Prompt:
Take the listing from its first line through the line that contains "plt.rcParams['font.family'] = ['Liberation" and please retype those lines exactly, leaving out the pictures.

══════

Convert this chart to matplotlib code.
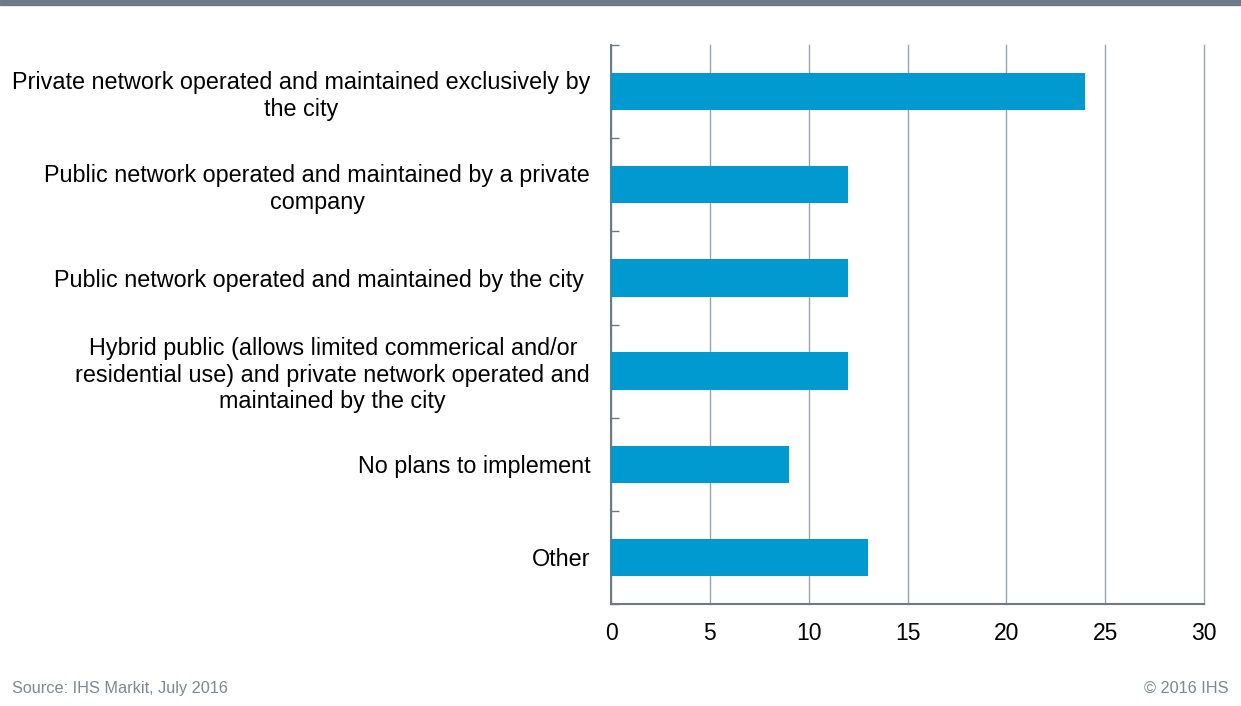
import matplotlib.pyplot as plt
from matplotlib.patches import Rectangle

plt.rcParams['font.family'] = ['Liberation Sans', 'DejaVu Sans']

categories = [
    "Private network operated and maintained exclusively by\nthe city",
    "Public network operated and maintained by a private\ncompany",
    "Public network operated and maintained by the city ",
    "Hybrid public (allows limited commerical and/or\nresidential use) and private network operated and\nmaintained by the city",
    "No plans to implement",
    "Other",
]
values = [24, 12, 12, 12, 9, 13]
xticks = [0, 5, 10, 15, 20, 25, 30]

bar_color = "#0099d0"
axis_color = "#6d7a88"
grid_color = "#9aa3ad"

fig = plt.figure(figsize=(12.41, 7.06), dpi=100)
ax = fig.add_axes([611 / 1241, 1 - 604 / 706, (1204 - 611) / 1241, (604 - 45) / 706])

pos = list(range(len(categories)))
ax.barh(pos, values, height=0.4, color=bar_color, zorder=3)
ax.set_ylim(len(categories) - 0.5, -0.5)
ax.set_xlim(0, 30)
ax.set_xticks(xticks)
ax.set_xticklabels([str(t) for t in xticks], fontsize=16.5)
ax.tick_params(axis='x', length=0, pad=13, labelcolor='black')

ax.set_yticks(pos)
ax.set_yticklabels(categories, fontsize=16.8, multialignment='center')
ax.tick_params(axis='y', which='major', length=0, pad=15)
ax.set_yticks([p - 0.5 for p in pos] + [len(pos) - 0.5], minor=True)
ax.tick_params(axis='y', which='minor', direction='in', length=6,
               color=axis_color, width=1)

ax.grid(axis='x', color=grid_color, linewidth=1, zorder=0)
for gl in ax.get_xgridlines():
    gl.set_clip_on(False)
for side in ['top', 'right']:
    ax.spines[side].set_visible(False)
for side in ['left', 'bottom']:
    ax.spines[side].set_color(axis_color)
    ax.spines[side].set_linewidth(1.5)

# grey band along the top edge
fig.patches.append(Rectangle((0, 1 - 5 / 706), 1, 5 / 706, transform=fig.transFigure,
                             color=axis_color, zorder=5))

fig.text(12 / 1241, 1 - 688 / 706, "Source: IHS Markit, July 2016", fontsize=11.7,
         color="#7d8894", va='center', ha='left')
fig.text(1229 / 1241, 1 - 688 / 706, "\u00a9 2016 IHS", fontsize=11.7,
         color="#7d8894", va='center', ha='right')

fig.savefig("out.png", dpi=100)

══════

Solution for this task:
Convert this chart to matplotlib code.
import matplotlib.pyplot as plt
from matplotlib.patches import Rectangle

plt.rcParams['font.family'] = ['Liberation Sans', 'DejaVu Sans']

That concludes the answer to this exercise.